Tone Of The Poem example essay topic
Similarly the juxtaposition of 'lovely' with 'dark and deep' woods (like a grave!) is unsettling. The tone of the poem starts off comical and almost light-hearted- a father dancing in a recklessly with his son, knocking over pots and pans. But the son clings onto his father like 'death' while the mother is clearly discontented with the situation. 'Whisky on your breath could make a small boy dizzy' connotes excess, a situation beyond acceptable limits - too much for the boy and too much for his mother. The verse jerks back and forth in tone and imagery; from movements of dance, to battered movements. 'Waltzing' and 'beating time' are juxtaposed to a tight hold on the wrist, battered knuckle and scraped ear.
Lightness and humor change to satire and a critical edge. Like Frost, Roethke uses the rhythm of his verse to carry the reader along, like a waltz, but one that becomes increasingly dizzying as the reader realizes the confusion, even terror, the child feels. The child's reference to his father as 'you' helps the reader feel the emotions more immediately and drives home the physical closeness of father and child. It also enforces a tone that is almost accusatory. Hayden's poem moves from a description of the father, to the speaking 'I' of his young son, to the matured recognition and remorse of the now grown poet.
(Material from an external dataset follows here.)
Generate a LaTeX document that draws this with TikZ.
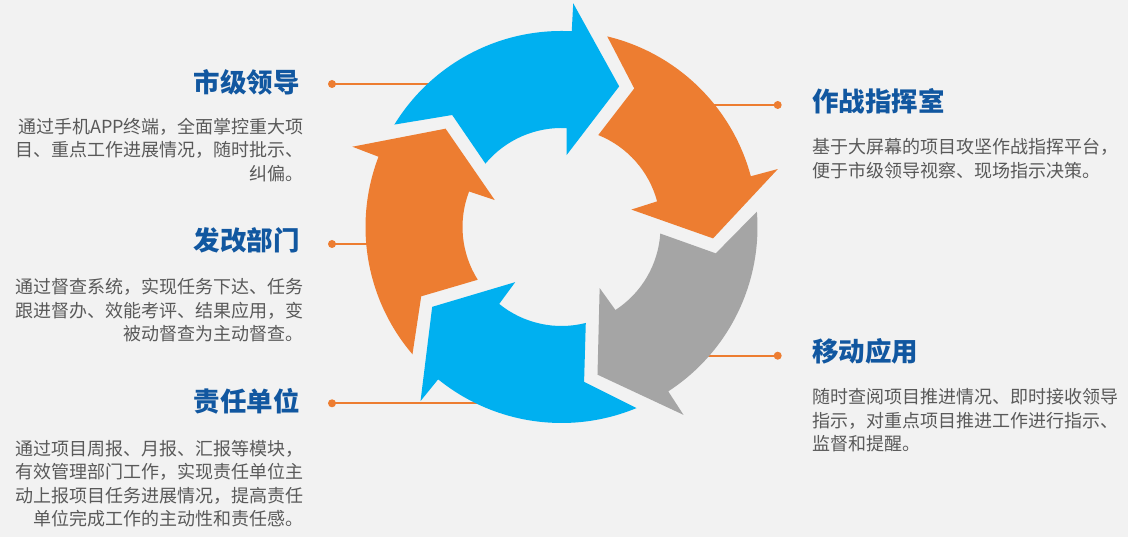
\documentclass[tikz,border=0pt]{standalone}
\usepackage{fontspec}
\newfontfamily\cjk{Noto Sans CJK SC}
\usetikzlibrary{calc}
\definecolor{bg}{HTML}{F2F2F2}
\definecolor{cblue}{HTML}{00B0F0}
\definecolor{corange}{HTML}{ED7D31}
\definecolor{cgray}{HTML}{A5A5A5}
\definecolor{ctitle}{HTML}{1157A0}
\definecolor{ctext}{HTML}{595959}
\begin{document}
\begin{tikzpicture}[x=1pt,y=1pt,
  title/.style={font=\cjk\bfseries\fontsize{26.5}{30}\selectfont, text=ctitle, inner sep=0pt},
  body/.style={font=\cjk\fontsize{18}{23.5}\selectfont, text=ctext, inner sep=0pt},
  dot/.style={circle, fill=corange, minimum size=8pt, inner sep=0pt},
  link/.style={draw=corange, line width=2pt}]

\fill[bg] (0,0) rectangle (1128,537);
\useasboundingbox (0,0) rectangle (1128,537);
\coordinate (C) at (561.5,310);

% connectors (drawn beneath the arrows)
\node[dot] (d1) at (332,453) {};
\node[dot] (d2) at (332,293) {};
\node[dot] (d3) at (332,133.7) {};
\node[dot] (d4) at (777.7,432) {};
\node[dot] (d5) at (777.7,181.3) {};
\coordinate (e1) at (470,453);
\coordinate (e2) at (400,293);
\coordinate (e3) at (490,133.7);
\coordinate (e4) at (700,432);
\coordinate (e5) at (690,181.3);
\foreach \i in {1,...,5} {\draw[link] (d\i.center) -- (e\i);}

% circular arrows
\foreach \B/\col in {87/cblue,15/corange,-57/cgray,-129/cblue,-201/corange} {
  \pgfmathsetmacro{\ta}{\B+61.5}
  \pgfmathsetmacro{\ti}{\B+53.2}
  \pgfmathsetmacro{\tn}{\B+47.3}
  \pgfmathsetmacro{\tip}{\B-19.3}
  \pgfmathsetmacro{\bi}{\B-1}
  \fill[\col] ($(C)+(\ta:196)$) arc[start angle=\ta, end angle=\B, radius=196]
    -- ($(C)+(\B:224)$) -- ($(C)+(\tip:152)$) -- ($(C)+(\bi:72)$)
    -- ($(C)+(\B:99)$) arc[start angle=\B, end angle=\ti, radius=99]
    -- ($(C)+(\tn:156.5)$) -- cycle;
}

% texts
\node[title, anchor=east] (t1) at (300,454.7) {市级领导};
\node[body, anchor=north east, align=right] (b1) at (304,419.5)
  {通过手机APP终端，全面掌控重大项\\目、重点工作进展情况，随时批示、\\纠偏。};
\node[title, anchor=east] (t2) at (300,296.3) {发改部门};
\node[body, anchor=north east, align=right] (b2) at (304,258.8)
  {通过督查系统，实现任务下达、任务\\跟进督办、效能考评、结果应用，变\\被动督查为主动督查。};
\node[title, anchor=east] (t3) at (300,136) {责任单位};
\node[body, anchor=north east, align=right] (b3) at (304,97.2)
  {通过项目周报、月报、汇报等模块，\\有效管理部门工作，实现责任单位主\\动上报项目任务进展情况，提高责任\\单位完成工作的主动性和责任感。};
\node[title, anchor=west] (t4) at (812,435.3) {作战指挥室};
\node[body, anchor=north west, align=left] (b4) at (812,398.8)
  {基于大屏幕的项目攻坚作战指挥平台，\\便于市级领导视察、现场指示决策。};
\node[title, anchor=west] (t5) at (812,185.3) {移动应用};
\node[body, anchor=north west, align=left] (b5) at (812,148.8)
  {随时查阅项目推进情况、即时接收领导\\指示，对重点项目推进工作进行指示、\\监督和提醒。};
\end{tikzpicture}
\end{document}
The shattering paradox of a laboring father who warms the house and polishes his son's good shoes but is greeted with indifference is not lost on the reader.
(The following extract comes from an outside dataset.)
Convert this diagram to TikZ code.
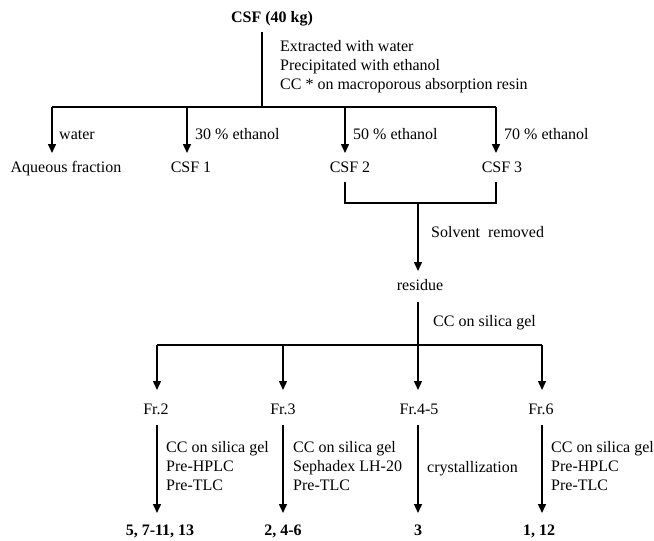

Yet, the affection demonstrated by the father is through the provision of physical comforts (survival) and the son seems to yearn for something more, or at least is not able to see the affection demonstrated in his father's labors. The tone is gentle, harsh, and remorseful, all in one, set against a backdrop of intense cold. The description of a cold that is 'blueblack' evokes a bruised pain. The 'cold splintering, breaking' can serve as metaphor for wood that may have been broken and splintered to produce a warm fire, but the 'hearing' of the cold 'splintering, breaking' drives home the fierceness and almost solid presence of the cold.
2) Robert Hayden's 'Those Winter Sundays,' does not fit neatly into the traditional definition of either English or Italian sonnets. Because it is written in free verse, it does not have an easy, obvious rhyming scheme that would identify it with either sonnet forms. The stanza organization of the poem has characteristics of both sonnet forms. Hayden's poem does not fit the strict definition of an octet followed by a sextet usually ascribed to an Italian sonnet. A turn could be read to occur at the end of line nine, when the audience realizes that even the son is prone to the indifference and ingratitude hinted at in line five. This turn, however, is not as strong in tone and directness as the somewhat epigrammatic turn presented in the concluding couplet, making the poem more like an English sonnet.
This turn is foreshadowed by the phrase in line five, 'No one ever thanked him. '.